We disagree with the NMFS assertion that “ongoing direct experiments that contrast the return rates of tagged fish that pass through the hydrosystem versus the return rates of transported fish can resolve this question in a clear and unambiguous manner”. While a few components of the 'D'-value estimate are measurable, the sensitivity analysis highlights differences in assumptions
and uncertainties that are not likely resolvable in the near term. In addition, low numbers of returning adults and small numbers of smolts for wild spring/summer chinook salmon may hamper reducing the uncertainty in estimates for reach survival rates and SARs for a non-detected group. Therefore, data are unlikely to perfect our understanding of 'D' or eliminate the uncertainty in the most influential assumptions.
The hypothesis of extra or delayed mortality due to hydrosystem passage has an empirical basis, as well as biological rationale. Based on recent PIT tag data we also found evidence that delayed mortality of both in-river and transported smolts was related to hydropower. More specifically, the evidence suggests that, at least for collected and bypassed smolts, there is a difference between the patterns of direct passage survival rates and SARs. Smolts first detected and transported from the downstream projects (LMO and MCN) had lower SARs than smolts collected and transported from higher up in the system. Similarly (as reported in the A-Fish), SARs of in-river smolts decreased as the number of times the fish were collected and bypassed increased. These pieces of information provide evidence that the Snake River spring summer chinook extra mortality is related to the juvenile migration hydrosystem experience.
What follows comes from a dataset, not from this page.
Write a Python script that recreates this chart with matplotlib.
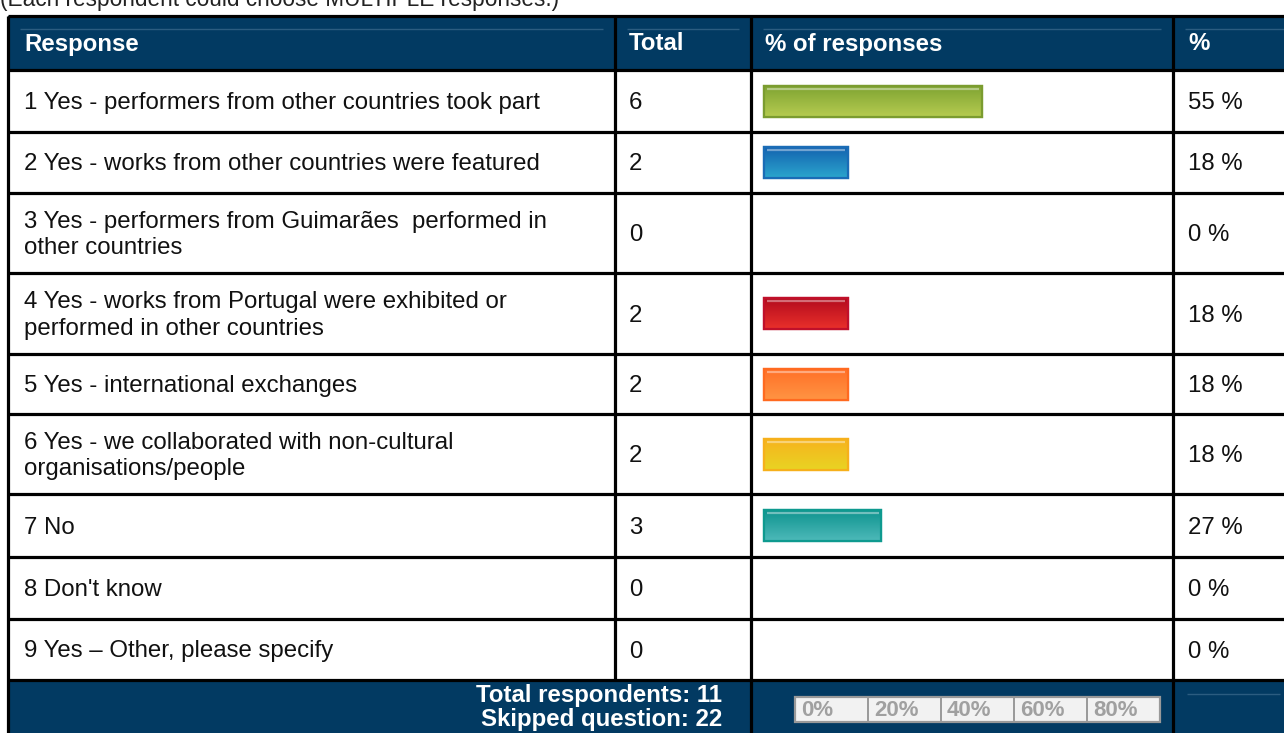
import matplotlib
matplotlib.use('Agg')
import matplotlib.pyplot as plt
import numpy as np
from matplotlib.patches import Rectangle
from matplotlib.colors import LinearSegmentedColormap

plt.rcParams['font.family'] = ['Liberation Sans', 'DejaVu Sans']

note = "(Each respondent could choose MULTIPLE responses.)"
headers = ["Response", "Total", "% of responses", "%"]
responses = ["1 Yes - performers from other countries took part",
             "2 Yes - works from other countries were featured",
             "3 Yes - performers from Guimarães  performed in\nother countries",
             "4 Yes - works from Portugal were exhibited or\nperformed in other countries",
             "5 Yes - international exchanges",
             "6 Yes - we collaborated with non-cultural\norganisations/people",
             "7 No",
             "8 Don't know",
             "9 Yes \u2013 Other, please specify"]
totals = [6, 2, 0, 2, 2, 2, 3, 0, 0]
percents = [55, 18, 0, 18, 18, 18, 27, 0, 0]
# (top, bottom, edge) colours of the glossy bars
bar_colors = [("#7ea332", "#b4ca4f", "#7b9c2f"),
              ("#1463b0", "#2ba5cd", "#1a6cb6"),
              None,
              ("#b30b1d", "#e9302b", "#c0102a"),
              ("#ff6f27", "#ff9342", "#ff6a20"),
              ("#f7b21d", "#e9d323", "#f6b01b"),
              ("#0f948f", "#4db9b9", "#0e9a8f"),
              None,
              None]
scale_labels = ["0%", "20%", "40%", "60%", "80%"]
total_respondents = 11
skipped_question = 22

W, H = 1284, 733
header_bg = "#023a62"
gloss = "#2b5c80"
col_x = [8, 615, 751, 1173, 1300]
row_y = [16, 70, 132, 193, 273, 354, 414, 494, 557, 619, 680, 745]
lw = 2.3
fs = 17.3

fig = plt.figure(figsize=(W / 100, H / 100), dpi=100)
ax = fig.add_axes([0, 0, 1, 1])
ax.set_xlim(0, W)
ax.set_ylim(H, 0)
ax.axis('off')

# the note is cut by the top edge, as in the original screenshot
ax.text(0, 6, note, fontsize=16.3, color="#222222", va='baseline', ha='left')

# header and footer backgrounds
ax.add_patch(Rectangle((col_x[0], row_y[0]), col_x[-1] - col_x[0], row_y[1] - row_y[0],
                       facecolor=header_bg, edgecolor='none', zorder=1))
ax.add_patch(Rectangle((col_x[0], row_y[-2]), col_x[-1] - col_x[0], row_y[-1] - row_y[-2],
                       facecolor=header_bg, edgecolor='none', zorder=1))

# gloss lines in header cells
for i in range(4):
  ax.hlines(row_y[0] + 13, col_x[i] + 12, col_x[i + 1] - 12, color=gloss, lw=1, zorder=2)
ax.hlines(row_y[-2] + 14, col_x[3] + 14, W - 4, color=gloss, lw=1, zorder=2)

# header texts
text_x = [24, 629, 765, 1188]
for h, x in zip(headers, text_x):
  ax.text(x, (row_y[0] + row_y[1]) / 2 + 1, h, color='white', fontsize=fs, fontweight='bold',
          va='center', ha='left', zorder=3)

# body rows
for i, (r, t, p) in enumerate(zip(responses, totals, percents)):
  yc = (row_y[i + 1] + row_y[i + 2]) / 2 + 2
  ax.text(text_x[0], yc, r, fontsize=fs, color='#111111', va='center', ha='left', linespacing=1.25)
  ax.text(text_x[1], yc, str(t), fontsize=fs, color='#111111', va='center', ha='left')
  ax.text(text_x[3], yc, "%d %%" % p, fontsize=fs, color='#111111', va='center', ha='left')

# grid lines
ax.hlines(row_y[:-1], col_x[0], col_x[-1], color='black', lw=lw, zorder=4)
ax.vlines(col_x[0], row_y[0], row_y[-1], color='black', lw=lw, zorder=4)
ax.vlines(col_x[1], row_y[0], row_y[-2], color='black', lw=lw, zorder=4)
ax.vlines(col_x[2:4], row_y[0], row_y[-1], color='black', lw=lw, zorder=4)

# footer text
ax.text(722, row_y[-2] + 4, "Total respondents: %d\nSkipped question: %d" % (total_respondents, skipped_question),
        color='white', fontsize=fs, fontweight='bold', ha='right', va='top', multialignment='right',
        linespacing=1.05, zorder=3)

# bars, in units of respondents
px_per_count = 33.5
bar_left = -0.5
bax = fig.add_axes([0, 0, 1, 1])
bax.axis('off')
x0 = bar_left - 764 / px_per_count
grad = np.linspace(0, 1, 64).reshape(-1, 1)
for i, (t, c) in enumerate(zip(totals, bar_colors)):
  if t == 0 or c is None:
    continue
  yc = (row_y[i + 1] + row_y[i + 2]) / 2
  b = bax.barh(yc, t - bar_left, left=bar_left, height=31, facecolor=c[1], edgecolor=c[2], lw=1.6, zorder=2)[0]
  cm = LinearSegmentedColormap.from_list('g%d' % i, [c[0], c[1]])
  im = bax.imshow(grad, extent=[bar_left, t, yc + 15.5, yc - 15.5], aspect='auto', cmap=cm, zorder=2.5)
  im.set_clip_path(b)
  bax.hlines(yc - 12.5, bar_left + 0.08, t - 0.08, color='white', alpha=0.4, lw=1.6, zorder=3)
  bax.barh(yc, t - bar_left, left=bar_left, height=31, facecolor='none', edgecolor=c[2], lw=1.6, zorder=4)
bax.set_xlim(x0, x0 + W / px_per_count)
bax.set_ylim(H, 0)

# percent scale in footer
sx0, sx1, sy0, sy1 = 795, 1160, 697, 722
ax.add_patch(Rectangle((sx0, sy0), sx1 - sx0, sy1 - sy0, facecolor='#f2f2f2', edgecolor='#999999',
                       lw=1.6, zorder=5))
cw = (sx1 - sx0) / len(scale_labels)
for k, s in enumerate(scale_labels):
  if k > 0:
    ax.vlines(sx0 + k * cw, sy0, sy1, color='#999999', lw=1.4, zorder=6)
  ax.text(sx0 + k * cw + 6, (sy0 + sy1) / 2 + 1, s, color='#a0a0a0', fontsize=16, fontweight='bold',
          va='center', ha='left', zorder=6)

fig.savefig('out.png', dpi=100)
Based on results from life-cycle modeling (Marmorek and Peters 1998b), transport based management options lead to a high likelihood of recovery only when ‘D’ is high and the source of extra mortality is not related to the experience during hydrosystem passage. However, when extra mortality is hydrosystem related (which our analysis supports), the natural river options are still the most likely management action to recover these stocks, even if ‘D’ is high (which our analysis does not support). Simply studying ‘D’, if that were possible, without determining the source of extra mortality, yields little additional insight into effects of the different management actions on Snake River spring/summer chinook recovery. Given the dangerously low level of
these populations, we do not believe it is prudent to make management decision on the configuration and operation of the Snake and Columbia hydrosystem for the next 5-20 years (i.e. delaying a decision preserves status quo configuration), based solely on one optimistic assumption about the effectiveness of past and current hydrosystem operations.